Raw data:
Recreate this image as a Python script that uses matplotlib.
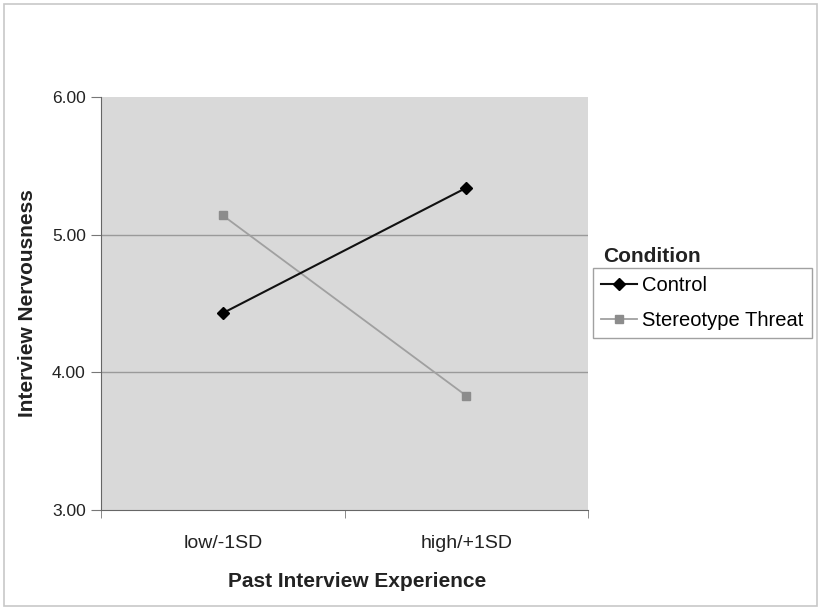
import matplotlib.pyplot as plt
from matplotlib.patches import Rectangle

plt.rcParams['font.family'] = ['Liberation Sans', 'DejaVu Sans']

# Simple slopes for the two experimental conditions
experience_levels = ['low/-1SD', 'high/+1SD']
control = [4.43, 5.34]
stereotype_threat = [5.14, 3.83]
y_ticks = [3.0, 4.0, 5.0, 6.0]

fig = plt.figure(figsize=(8.21, 6.10), dpi=100)
fig.patch.set_facecolor('white')

# thin border round the whole chart area
fig.patches.append(Rectangle((4 / 821, 1 - 606 / 610), 813 / 821, 602 / 610,
                             transform=fig.transFigure, fill=False,
                             edgecolor='#c8c8c8', linewidth=1.2))

ax = fig.add_axes([101 / 821, 1 - 510 / 610, 487 / 821, 413 / 610])
ax.set_facecolor('#d9d9d9')

x = list(range(len(experience_levels)))
ax.plot(x, stereotype_threat, color='#a0a0a0', linewidth=1.3, marker='s',
        markersize=6, markerfacecolor='#8c8c8c', markeredgecolor='#8c8c8c',
        label='Stereotype Threat', zorder=3)
ax.plot(x, control, color='#111111', linewidth=1.5, marker='D',
        markersize=6, markerfacecolor='black', markeredgecolor='black',
        label='Control', zorder=4)

ax.set_xlim(-0.5, 1.5)
ax.set_ylim(3, 6)
ax.set_yticks(y_ticks)
ax.set_yticklabels([f'{v:.2f}' for v in y_ticks])
for v in y_ticks[1:3]:
    ax.axhline(v, color='#9a9a9a', linewidth=1.0, zorder=1)

ax.set_xticks(x)
ax.set_xticklabels(experience_levels)
ax.set_xticks([-0.5, 0.5, 1.5], minor=True)
ax.tick_params(axis='x', which='major', length=0, pad=18, labelsize=14,
               labelcolor='#222222')
ax.tick_params(axis='x', which='minor', length=6, color='#777777')
ax.tick_params(axis='y', length=7, color='#777777', labelsize=12.5,
               labelcolor='#222222', pad=4)

for side in ['top', 'right']:
    ax.spines[side].set_visible(False)
ax.spines['left'].set_color('#666666')
ax.spines['bottom'].set_color('#666666')

ax.set_ylabel('Interview Nervousness', fontsize=15, fontweight='bold',
              color='#222222', va='center')
ax.yaxis.set_label_coords(-0.15, 0.5)
ax.set_xlabel('Past Interview Experience', fontsize=15, fontweight='bold',
              color='#222222', va='center')
ax.xaxis.set_label_coords(0.526, -0.172)

handles, labels = ax.get_legend_handles_labels()
leg = fig.legend(handles[::-1], labels[::-1], loc='upper left',
                 bbox_to_anchor=(593 / 821, 1 - 268 / 610),
                 frameon=True, fancybox=False, fontsize=14.5,
                 handlelength=1.8, handletextpad=0.25, borderpad=0.4,
                 labelspacing=0.8, borderaxespad=0)
leg.get_frame().set_edgecolor('#8a8a8a')
leg.get_frame().set_linewidth(1.0)
fig.text(652 / 821, 1 - 256 / 610, 'Condition', fontsize=15,
         fontweight='bold', ha='center', va='center', color='#222222')

fig.savefig('out.png', dpi=100)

Request: Repeat, exactly and in full, each line from the start of the data to the line that contains "fig.patch.set_facecolor('white')". Pictures do not go in.

Solved problem:
Recreate this image as a Python script that uses matplotlib.
import matplotlib.pyplot as plt
from matplotlib.patches import Rectangle

plt.rcParams['font.family'] = ['Liberation Sans', 'DejaVu Sans']

# Simple slopes for the two experimental conditions
experience_levels = ['low/-1SD', 'high/+1SD']
control = [4.43, 5.34]
stereotype_threat = [5.14, 3.83]
y_ticks = [3.0, 4.0, 5.0, 6.0]

fig = plt.figure(figsize=(8.21, 6.10), dpi=100)
fig.patch.set_facecolor('white')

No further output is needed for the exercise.